The politics and government section of the book is more wide ranging and covers several areas outside of race, including the problem with socialized health care, judicial activism and the coming social security meltdown. But even in this section the author manages to maintain his focus on racial issues. A column titled, "Race Commission Report a Farce," examines President Clinton's 1997 "Dialogue on Race."
Borzellieri notes the stacked panel never really intended a dialogue on race. If it did, it would consider such politically incorrect questions as, "Why is there so much Black crime? What really causes White flight? Why do Asians succeed where Blacks fail?"
The fourth section of the book is dedicated to crime and gun control. Of note here is the article, "Some Hate Crimes More Equal Than Others." In it, the author examines the national media attention given to attacks by Whites against homosexual Matthew Sheppard and a Black man, James Byrd. He compares this reaction with the total lack of attention given to hate crimes against Whites, which happened at the same time.
Borzellieri writes, "The instances of Black-on-White brutality are too many to enumerate. Yet media and politicians create a national din only when the politically correct victim groups are on the wrong side of the violence."

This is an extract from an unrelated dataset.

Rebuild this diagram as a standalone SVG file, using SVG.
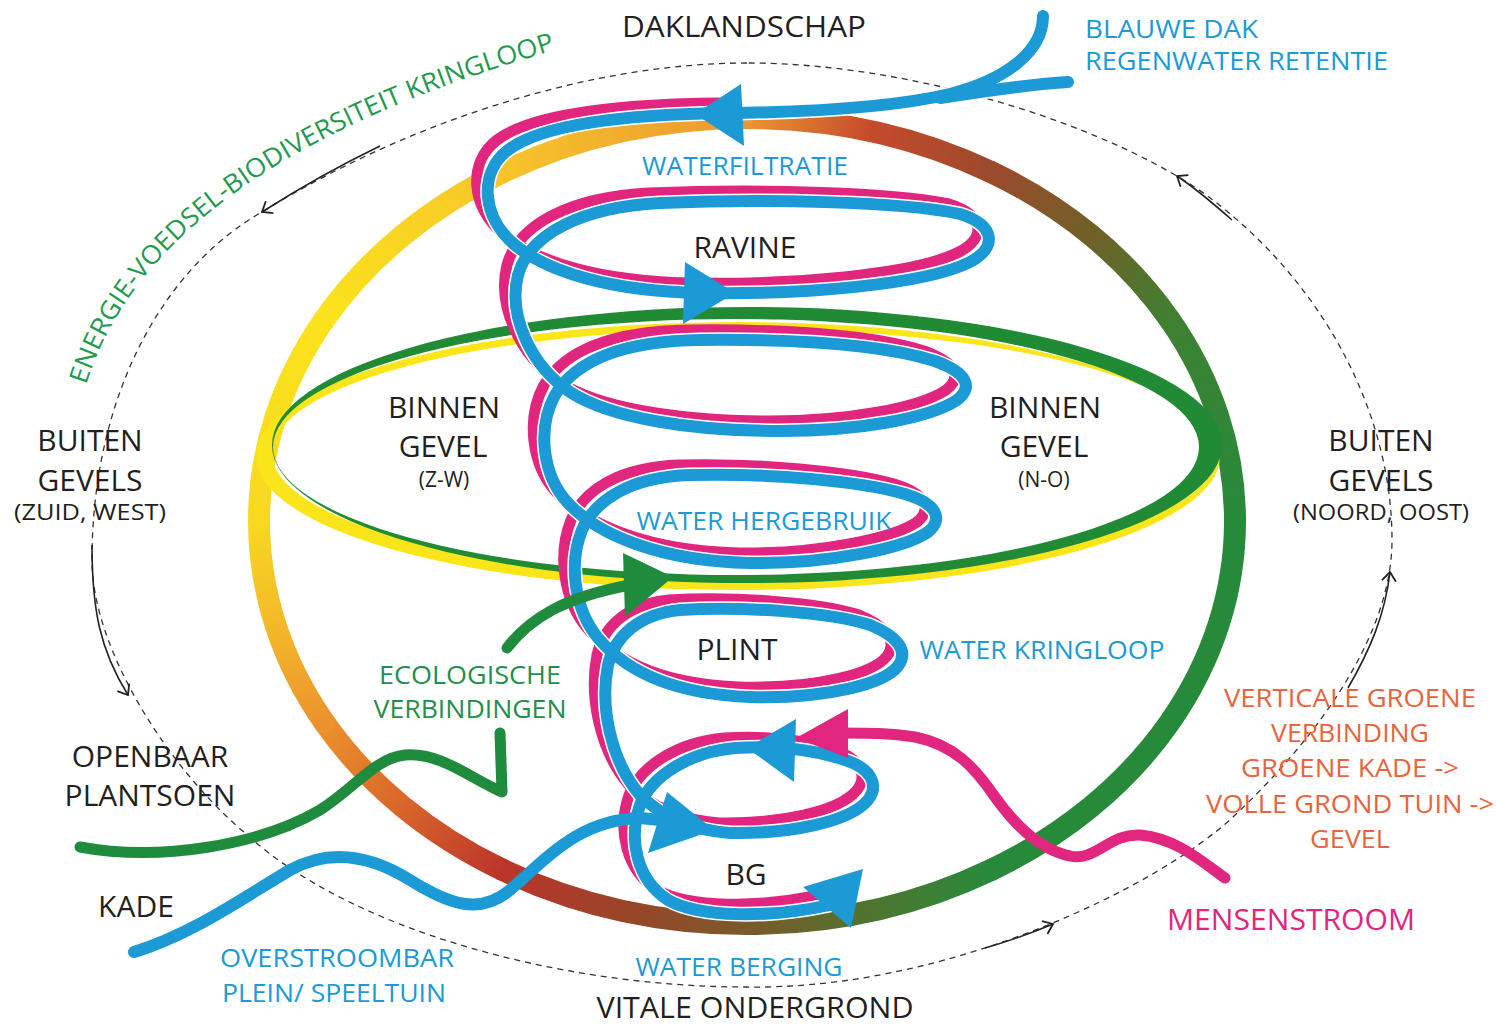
<svg xmlns="http://www.w3.org/2000/svg" width="1496" height="1025" viewBox="0 0 1496 1025">
<defs>
<style>
text{font-family:"Open Sans","Noto Sans","Liberation Sans",sans-serif;}
.k{fill:#231f20;font-size:30px;text-anchor:middle}
.ks{fill:#231f20;font-size:21px;text-anchor:middle}
.b{fill:#1b9ad6;font-size:26px;text-anchor:middle}
.bs{fill:#1b9ad6;font-size:25px}
.g{fill:#1f8f4c;font-size:26px;text-anchor:middle}
.o{fill:#e8643c;font-size:26px;text-anchor:middle}
.m{fill:#e0267f;font-size:29px;text-anchor:middle}
.ring{fill:none;stroke-width:22;stroke-linecap:round}
.dash{fill:none;stroke:#333;stroke-width:1.3;stroke-dasharray:6 5}
.sol{fill:none;stroke:#222;stroke-width:1.6;marker-end:url(#chev)}
.bl{fill:none;stroke:#1b9ad6;stroke-width:12;stroke-linecap:round;stroke-linejoin:round}
.halo{fill:none;stroke:#fff;stroke-width:15;stroke-linecap:round;stroke-linejoin:round}
.mg{fill:none;stroke:#e0267f;stroke-width:11;stroke-linecap:round;stroke-linejoin:round}
.gr{fill:none;stroke:#1e8c3c;stroke-width:11;stroke-linecap:round;stroke-linejoin:round}
.fb{fill:#1b9ad6}
</style>
<linearGradient id="gA" gradientUnits="userSpaceOnUse" x1="1169.6" y1="319.5" x2="1235" y2="521"><stop offset="0" stop-color="#3f8032"/><stop offset="1" stop-color="#278a3b"/></linearGradient>
<linearGradient id="gB" gradientUnits="userSpaceOnUse" x1="991" y1="870" x2="747" y2="924"><stop offset="0" stop-color="#278a3b"/><stop offset="0.5" stop-color="#4f7530"/><stop offset="1" stop-color="#7a5a2a"/></linearGradient>
<linearGradient id="gC" gradientUnits="userSpaceOnUse" x1="747" y1="924" x2="503" y2="870"><stop offset="0" stop-color="#7a5a2a"/><stop offset="0.5" stop-color="#9a4428"/><stop offset="1" stop-color="#bb352a"/></linearGradient>
<linearGradient id="gD" gradientUnits="userSpaceOnUse" x1="503" y1="870" x2="324.4" y2="722.5"><stop offset="0" stop-color="#bb352a"/><stop offset="0.5" stop-color="#d8642a"/><stop offset="1" stop-color="#eb922c"/></linearGradient>
<linearGradient id="gE" gradientUnits="userSpaceOnUse" x1="324.4" y1="722.5" x2="259" y2="521"><stop offset="0" stop-color="#eb922c"/><stop offset="0.5" stop-color="#f3b82a"/><stop offset="1" stop-color="#f8d820"/></linearGradient>
<linearGradient id="gF" gradientUnits="userSpaceOnUse" x1="259" y1="521" x2="324.4" y2="319.5"><stop offset="0" stop-color="#f8d820"/><stop offset="1" stop-color="#fbe31c"/></linearGradient>
<linearGradient id="gG" gradientUnits="userSpaceOnUse" x1="324.4" y1="319.5" x2="503" y2="172"><stop offset="0" stop-color="#fbe31c"/><stop offset="1" stop-color="#f6c52a"/></linearGradient>
<linearGradient id="gH" gradientUnits="userSpaceOnUse" x1="503" y1="172" x2="747" y2="118"><stop offset="0" stop-color="#f6c52a"/><stop offset="1" stop-color="#ec9632"/></linearGradient>
<linearGradient id="gI" gradientUnits="userSpaceOnUse" x1="747" y1="118" x2="991" y2="172"><stop offset="0" stop-color="#ec9632"/><stop offset="0.5" stop-color="#c54a2c"/><stop offset="1" stop-color="#9c4a2c"/></linearGradient>
<linearGradient id="gJ" gradientUnits="userSpaceOnUse" x1="991" y1="172" x2="1169.6" y2="319.5"><stop offset="0" stop-color="#9c4a2c"/><stop offset="0.5" stop-color="#706028"/><stop offset="1" stop-color="#3f8032"/></linearGradient>
<marker id="chev" markerWidth="20" markerHeight="20" refX="10" refY="10" orient="auto" markerUnits="userSpaceOnUse" overflow="visible"><path d="M1,3 L10,10 L1,17" fill="none" stroke="#222" stroke-width="1.8"/></marker>
<path id="spiral" d="M 730,113 C 640,114 545,122 508,150 C 478,173 482,218 515,245 C 548,272 610,291 700,293 C 800,295 925,285 970,262 C 998,247 995,225 960,214 C 900,201 760,199 660,203 C 585,207 530,232 518,275 C 508,315 530,365 570,392 C 610,418 690,431 780,431 C 860,431 930,418 957,400 C 975,386 965,372 935,361 C 880,344 790,339 700,340 C 620,341 575,362 555,395 C 537,428 542,475 568,503 C 598,535 660,561 750,563 C 830,564 905,548 928,532 C 945,518 935,503 905,494 C 860,481 770,473 690,475 C 630,477 595,500 582,530 C 568,565 575,610 598,638 C 625,670 670,694 750,697 C 830,699 885,683 898,666 C 910,650 895,635 870,625 C 830,612 740,606 680,610 C 640,614 615,635 608,665 C 600,705 610,760 640,795 C 660,815 690,830 730,833 C 790,834 850,822 868,800 C 880,784 870,768 845,760 C 810,748 770,746 735,748 C 690,752 652,775 640,805 C 628,840 637,880 668,900 C 700,918 770,918 830,905"/>
<path id="inputs" d="M 1043,16 C 1043,52 1005,80 950,94 C 890,108 810,112 730,113 M 1068,82 C 1030,84 985,91 940,98"/>
<path id="arcp" d="M 86,385 C 128,251 262,134 562,48 L 600,38"/>
</defs>
<rect width="1496" height="1025" fill="#fff"/>

<g id="outer-cycle">
<path class="dash" d="M 747,63 C 600,63 420,115 262,212 C 160,270 92,400 92,560 C 92,650 170,770 245,833 C 350,930 560,987 747,987 C 950,990 1160,885 1233,817 C 1310,745 1392,640 1392,540 C 1392,420 1330,290 1213,200 C 1120,130 920,63 747,63 Z"/>
<path class="sol" d="M 380,146 Q 320,175 262,212"/>
<path class="sol" d="M 92,545 C 92,610 100,650 128,695"/>
<path class="sol" d="M 985,948 Q 1020,938 1053,924"/>
<path class="sol" d="M 1348,688 C 1370,650 1385,615 1390,572"/>
<path class="sol" d="M 1232,220 C 1215,205 1198,190 1177,176"/>
</g>

<g id="ring">
<path class="ring" stroke="url(#gA)" d="M 1169.6,319.5 A 488 403 0 0 1 1235,521"/>
<path class="ring" stroke="#278a3b" d="M 1235,521 A 488 403 0 0 1 991,870"/>
<path class="ring" stroke="url(#gB)" d="M 991,870 A 488 403 0 0 1 747,924"/>
<path class="ring" stroke="url(#gC)" d="M 747,924 A 488 403 0 0 1 503,870"/>
<path class="ring" stroke="url(#gD)" d="M 503,870 A 488 403 0 0 1 324.4,722.5"/>
<path class="ring" stroke="url(#gE)" d="M 324.4,722.5 A 488 403 0 0 1 259,521"/>
<path class="ring" stroke="url(#gF)" d="M 259,521 A 488 403 0 0 1 324.4,319.5"/>
<path class="ring" stroke="url(#gG)" d="M 324.4,319.5 A 488 403 0 0 1 503,172"/>
<path class="ring" stroke="url(#gH)" d="M 503,172 A 488 403 0 0 1 747,118"/>
<path class="ring" stroke="url(#gI)" d="M 747,118 A 488 403 0 0 1 991,172"/>
<path class="ring" stroke="url(#gJ)" d="M 991,172 A 488 403 0 0 1 1169.6,319.5"/>
</g>

<g id="binnen-gevel-ring">
<path fill="#f9e51a" fill-rule="evenodd" d="M 256,456 A 482 134 0 1 0 1220,456 A 482 134 0 1 0 256,456 Z M 272,453 A 473 124 0 1 0 1218,453 A 473 124 0 1 0 272,453 Z"/>
<path fill="#218a35" fill-rule="evenodd" d="M 272,445 A 475 138 0 1 0 1222,445 A 475 138 0 1 0 272,445 Z M 273,447 A 463 128 0 1 0 1199,447 A 463 128 0 1 0 273,447 Z"/>
</g>

<g id="connectors">
<use href="#spiral" class="mg" transform="translate(-11,-10)"/>
<use href="#spiral" class="halo"/>
<use href="#inputs" class="halo"/>
<use href="#spiral" class="bl"/>
<use href="#inputs" class="bl"/>
<path class="bl" stroke-width="11" d="M 134,952 C 190,935 240,900 290,870 C 330,848 370,855 410,880 C 450,905 480,915 510,890 C 550,855 580,820 640,818 L 660,820"/>
<polygon class="fb" points="695,114 741,84 744,146"/>
<polygon class="fb" points="685,262 683,324 735,293"/>
<polygon class="fb" points="667,792 648,853 714,830"/>
<polygon class="fb" points="796,719 794,782 747,748"/>
<polygon class="fb" points="863,869 803,887 851,928"/>
<path class="mg" d="M 1225,878 C 1200,860 1175,838 1140,835 C 1110,833 1095,862 1070,856 C 1040,850 1015,825 995,797 C 975,768 955,745 915,737 C 890,733 870,733 840,733"/>
<polygon fill="#e0267f" points="848,709 848,758 796,738"/>
<path class="gr" d="M 80,847 C 160,862 260,845 320,810 C 355,788 375,758 405,755 C 440,752 470,778 502,792 L 500,733"/>
<path class="gr" d="M 507,648 C 530,618 565,597 630,585"/>
<polygon fill="#1e8c3c" points="623,553 625,617 673,577"/>
</g>

<g id="labels">
<text class="k" x="744" y="37" font-size="31" textLength="244" lengthAdjust="spacingAndGlyphs">DAKLANDSCHAP</text>
<text class="bs" x="1085" y="38" textLength="173" lengthAdjust="spacingAndGlyphs">BLAUWE DAK</text>
<text class="bs" x="1085" y="70" textLength="303" lengthAdjust="spacingAndGlyphs">REGENWATER RETENTIE</text>
<text fill="#1f9a4e" font-size="26"><textPath href="#arcp" textLength="600" lengthAdjust="spacingAndGlyphs">ENERGIE-VOEDSEL-BIODIVERSITEIT KRINGLOOP</textPath></text>
<text class="b" x="745" y="175" textLength="206" lengthAdjust="spacingAndGlyphs">WATERFILTRATIE</text>
<text class="k" x="745" y="258">RAVINE</text>
<text class="k" x="444" y="418">BINNEN</text>
<text class="k" x="443" y="457">GEVEL</text>
<text class="ks" x="444" y="487">(Z-W)</text>
<text class="k" x="1045" y="418">BINNEN</text>
<text class="k" x="1044" y="457">GEVEL</text>
<text class="ks" x="1044" y="487">(N-O)</text>
<text class="k" x="90" y="451">BUITEN</text>
<text class="k" x="90" y="491">GEVELS</text>
<text class="ks" x="90" y="520" textLength="152" lengthAdjust="spacingAndGlyphs">(ZUID, WEST)</text>
<text class="k" x="1381" y="451">BUITEN</text>
<text class="k" x="1381" y="491">GEVELS</text>
<text class="ks" x="1381" y="520" textLength="176" lengthAdjust="spacingAndGlyphs">(NOORD, OOST)</text>
<text class="b" x="764" y="530" textLength="255" lengthAdjust="spacingAndGlyphs">WATER HERGEBRUIK</text>
<text class="k" x="737" y="660">PLINT</text>
<text class="b" x="1042" y="659" textLength="245" lengthAdjust="spacingAndGlyphs">WATER KRINGLOOP</text>
<text class="g" x="470" y="684" textLength="182" lengthAdjust="spacingAndGlyphs">ECOLOGISCHE</text>
<text class="g" x="470" y="718" textLength="193" lengthAdjust="spacingAndGlyphs">VERBINDINGEN</text>
<text class="k" x="150" y="767">OPENBAAR</text>
<text class="k" x="150" y="806">PLANTSOEN</text>
<text class="k" x="136" y="917">KADE</text>
<text class="k" x="746" y="885">BG</text>
<text class="b" x="337" y="967" textLength="234" lengthAdjust="spacingAndGlyphs">OVERSTROOMBAR</text>
<text class="b" x="334" y="1002" textLength="224" lengthAdjust="spacingAndGlyphs">PLEIN/ SPEELTUIN</text>
<text class="b" x="739" y="976" textLength="207" lengthAdjust="spacingAndGlyphs">WATER BERGING</text>
<text class="k" x="755" y="1018" font-size="29" textLength="317" lengthAdjust="spacingAndGlyphs">VITALE ONDERGROND</text>
<text class="m" x="1291" y="930" textLength="248" lengthAdjust="spacingAndGlyphs">MENSENSTROOM</text>
<text class="o" x="1350" y="707" textLength="252" lengthAdjust="spacingAndGlyphs">VERTICALE GROENE</text>
<text class="o" x="1350" y="742" textLength="158" lengthAdjust="spacingAndGlyphs">VERBINDING</text>
<text class="o" x="1350" y="777" textLength="218" lengthAdjust="spacingAndGlyphs">GROENE KADE -&gt;</text>
<text class="o" x="1350" y="813" textLength="288" lengthAdjust="spacingAndGlyphs">VOLLE GROND TUIN -&gt;</text>
<text class="o" x="1350" y="848" textLength="80" lengthAdjust="spacingAndGlyphs">GEVEL</text>
</g>
</svg>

The final sections focus on personal profiles of people like New York's gun-grabbing Senator Chuck Schumer and the late Supreme Court Justice Harry Blackmun. A column about the inept former Black mayor of New York City is titled, "Dinkins: Still a Loser."
It is columns like this that helped Borzellieri become a lightning rod for controversy. The author ends this collection of columns with some fairly standard right-wing commentary on immigration.